Supplied material:

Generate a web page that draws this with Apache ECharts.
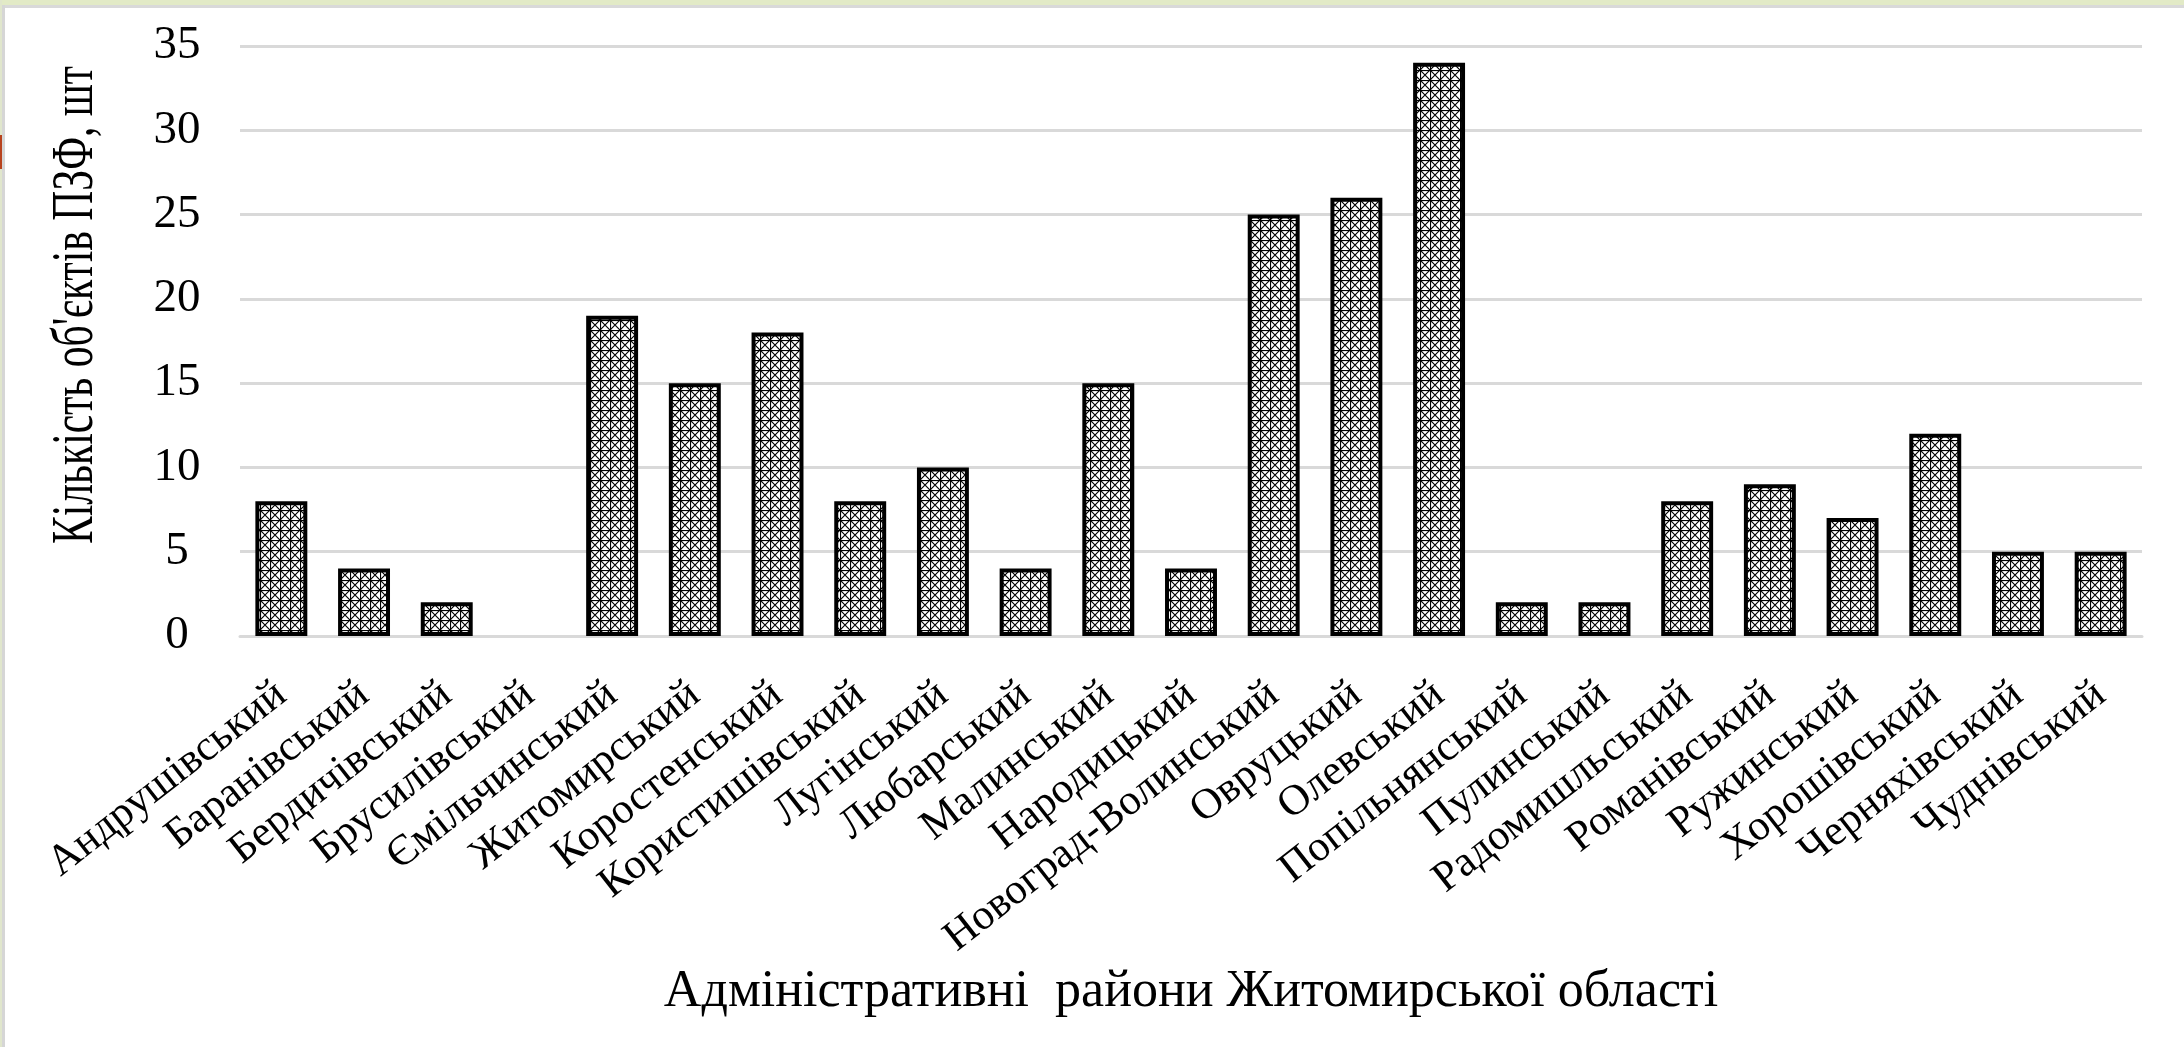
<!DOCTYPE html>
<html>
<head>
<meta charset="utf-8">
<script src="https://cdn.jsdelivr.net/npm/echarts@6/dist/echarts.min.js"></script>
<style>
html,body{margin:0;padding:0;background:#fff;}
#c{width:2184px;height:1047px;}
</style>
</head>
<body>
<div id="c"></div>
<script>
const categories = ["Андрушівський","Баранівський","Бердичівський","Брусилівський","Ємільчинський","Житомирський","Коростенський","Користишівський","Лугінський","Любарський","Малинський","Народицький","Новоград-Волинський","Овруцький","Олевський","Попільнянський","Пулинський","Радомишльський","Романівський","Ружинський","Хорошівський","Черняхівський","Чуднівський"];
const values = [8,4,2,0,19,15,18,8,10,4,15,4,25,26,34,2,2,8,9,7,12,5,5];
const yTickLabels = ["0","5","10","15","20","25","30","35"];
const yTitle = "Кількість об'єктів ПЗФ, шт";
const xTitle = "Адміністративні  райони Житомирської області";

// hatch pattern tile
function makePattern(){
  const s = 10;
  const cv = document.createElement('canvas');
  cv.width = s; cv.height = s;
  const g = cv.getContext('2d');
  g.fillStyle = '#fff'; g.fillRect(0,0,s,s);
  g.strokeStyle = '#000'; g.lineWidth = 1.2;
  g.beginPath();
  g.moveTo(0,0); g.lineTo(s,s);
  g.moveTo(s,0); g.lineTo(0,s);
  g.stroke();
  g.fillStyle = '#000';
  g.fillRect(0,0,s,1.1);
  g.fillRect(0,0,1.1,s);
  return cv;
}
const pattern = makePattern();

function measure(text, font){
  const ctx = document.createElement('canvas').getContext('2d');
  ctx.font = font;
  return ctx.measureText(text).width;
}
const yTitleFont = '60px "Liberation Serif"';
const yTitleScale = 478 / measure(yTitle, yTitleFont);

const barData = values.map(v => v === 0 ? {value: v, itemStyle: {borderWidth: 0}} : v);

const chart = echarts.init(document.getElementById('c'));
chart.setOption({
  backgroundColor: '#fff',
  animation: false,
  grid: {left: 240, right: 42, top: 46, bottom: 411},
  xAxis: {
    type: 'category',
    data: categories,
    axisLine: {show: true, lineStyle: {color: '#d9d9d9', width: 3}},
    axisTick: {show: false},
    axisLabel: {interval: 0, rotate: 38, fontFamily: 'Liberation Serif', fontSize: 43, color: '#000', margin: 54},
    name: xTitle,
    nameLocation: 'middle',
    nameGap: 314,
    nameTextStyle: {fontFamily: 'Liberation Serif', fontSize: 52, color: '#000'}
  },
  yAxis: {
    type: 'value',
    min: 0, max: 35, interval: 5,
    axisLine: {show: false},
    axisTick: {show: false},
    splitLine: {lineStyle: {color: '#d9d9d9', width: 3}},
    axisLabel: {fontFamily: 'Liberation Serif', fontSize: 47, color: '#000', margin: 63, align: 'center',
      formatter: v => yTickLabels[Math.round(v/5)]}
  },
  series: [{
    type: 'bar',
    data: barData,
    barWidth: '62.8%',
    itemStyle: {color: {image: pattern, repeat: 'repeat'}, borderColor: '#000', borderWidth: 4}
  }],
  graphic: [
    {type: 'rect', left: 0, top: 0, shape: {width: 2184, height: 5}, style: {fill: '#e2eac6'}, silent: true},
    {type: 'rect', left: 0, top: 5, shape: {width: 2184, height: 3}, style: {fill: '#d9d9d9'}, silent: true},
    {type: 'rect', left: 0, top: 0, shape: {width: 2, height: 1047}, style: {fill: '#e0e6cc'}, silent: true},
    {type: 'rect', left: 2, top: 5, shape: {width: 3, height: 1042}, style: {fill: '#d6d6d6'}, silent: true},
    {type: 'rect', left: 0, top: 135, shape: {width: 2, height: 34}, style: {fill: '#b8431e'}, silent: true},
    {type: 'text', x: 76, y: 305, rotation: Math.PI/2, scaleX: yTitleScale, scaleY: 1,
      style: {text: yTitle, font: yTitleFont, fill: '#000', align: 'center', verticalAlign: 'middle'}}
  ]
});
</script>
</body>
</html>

What to produce: Quote the material word for word, dropping any images it holds.

Response to the task:
Generate a web page that draws this with Apache ECharts.
<!DOCTYPE html>
<html>
<head>
<meta charset="utf-8">
<script src="https://cdn.jsdelivr.net/npm/echarts@6/dist/echarts.min.js"></script>
<style>
html,body{margin:0;padding:0;background:#fff;}
#c{width:2184px;height:1047px;}
</style>
</head>
<body>
<div id="c"></div>
<script>
const categories = ["Андрушівський","Баранівський","Бердичівський","Брусилівський","Ємільчинський","Житомирський","Коростенський","Користишівський","Лугінський","Любарський","Малинський","Народицький","Новоград-Волинський","Овруцький","Олевський","Попільнянський","Пулинський","Радомишльський","Романівський","Ружинський","Хорошівський","Черняхівський","Чуднівський"];
const values = [8,4,2,0,19,15,18,8,10,4,15,4,25,26,34,2,2,8,9,7,12,5,5];
const yTickLabels = ["0","5","10","15","20","25","30","35"];
const yTitle = "Кількість об'єктів ПЗФ, шт";
const xTitle = "Адміністративні  райони Житомирської області";

// hatch pattern tile
function makePattern(){
  const s = 10;
  const cv = document.createElement('canvas');
  cv.width = s; cv.height = s;
  const g = cv.getContext('2d');
  g.fillStyle = '#fff'; g.fillRect(0,0,s,s);
  g.strokeStyle = '#000'; g.lineWidth = 1.2;
  g.beginPath();
  g.moveTo(0,0); g.lineTo(s,s);
  g.moveTo(s,0); g.lineTo(0,s);
  g.stroke();
  g.fillStyle = '#000';
  g.fillRect(0,0,s,1.1);
  g.fillRect(0,0,1.1,s);
  return cv;
}
const pattern = makePattern();

function measure(text, font){
  const ctx = document.createElement('canvas').getContext('2d');
  ctx.font = font;
  return ctx.measureText(text).width;
}
const yTitleFont = '60px "Liberation Serif"';
const yTitleScale = 478 / measure(yTitle, yTitleFont);

const barData = values.map(v => v === 0 ? {value: v, itemStyle: {borderWidth: 0}} : v);

const chart = echarts.init(document.getElementById('c'));
chart.setOption({
  backgroundColor: '#fff',
  animation: false,
  grid: {left: 240, right: 42, top: 46, bottom: 411},
  xAxis: {
    type: 'category',
    data: categories,
    axisLine: {show: true, lineStyle: {color: '#d9d9d9', width: 3}},
    axisTick: {show: false},
    axisLabel: {interval: 0, rotate: 38, fontFamily: 'Liberation Serif', fontSize: 43, color: '#000', margin: 54},
    name: xTitle,
    nameLocation: 'middle',
    nameGap: 314,
    nameTextStyle: {fontFamily: 'Liberation Serif', fontSize: 52, color: '#000'}
  },
  yAxis: {
    type: 'value',
    min: 0, max: 35, interval: 5,
    axisLine: {show: false},
    axisTick: {show: false},
    splitLine: {lineStyle: {color: '#d9d9d9', width: 3}},
    axisLabel: {fontFamily: 'Liberation Serif', fontSize: 47, color: '#000', margin: 63, align: 'center',
      formatter: v => yTickLabels[Math.round(v/5)]}
  },
  series: [{
    type: 'bar',
    data: barData,
    barWidth: '62.8%',
    itemStyle: {color: {image: pattern, repeat: 'repeat'}, borderColor: '#000', borderWidth: 4}
  }],
  graphic: [
    {type: 'rect', left: 0, top: 0, shape: {width: 2184, height: 5}, style: {fill: '#e2eac6'}, silent: true},
    {type: 'rect', left: 0, top: 5, shape: {width: 2184, height: 3}, style: {fill: '#d9d9d9'}, silent: true},
    {type: 'rect', left: 0, top: 0, shape: {width: 2, height: 1047}, style: {fill: '#e0e6cc'}, silent: true},
    {type: 'rect', left: 2, top: 5, shape: {width: 3, height: 1042}, style: {fill: '#d6d6d6'}, silent: true},
    {type: 'rect', left: 0, top: 135, shape: {width: 2, height: 34}, style: {fill: '#b8431e'}, silent: true},
    {type: 'text', x: 76, y: 305, rotation: Math.PI/2, scaleX: yTitleScale, scaleY: 1,
      style: {text: yTitle, font: yTitleFont, fill: '#000', align: 'center', verticalAlign: 'middle'}}
  ]
});
</script>
</body>
</html>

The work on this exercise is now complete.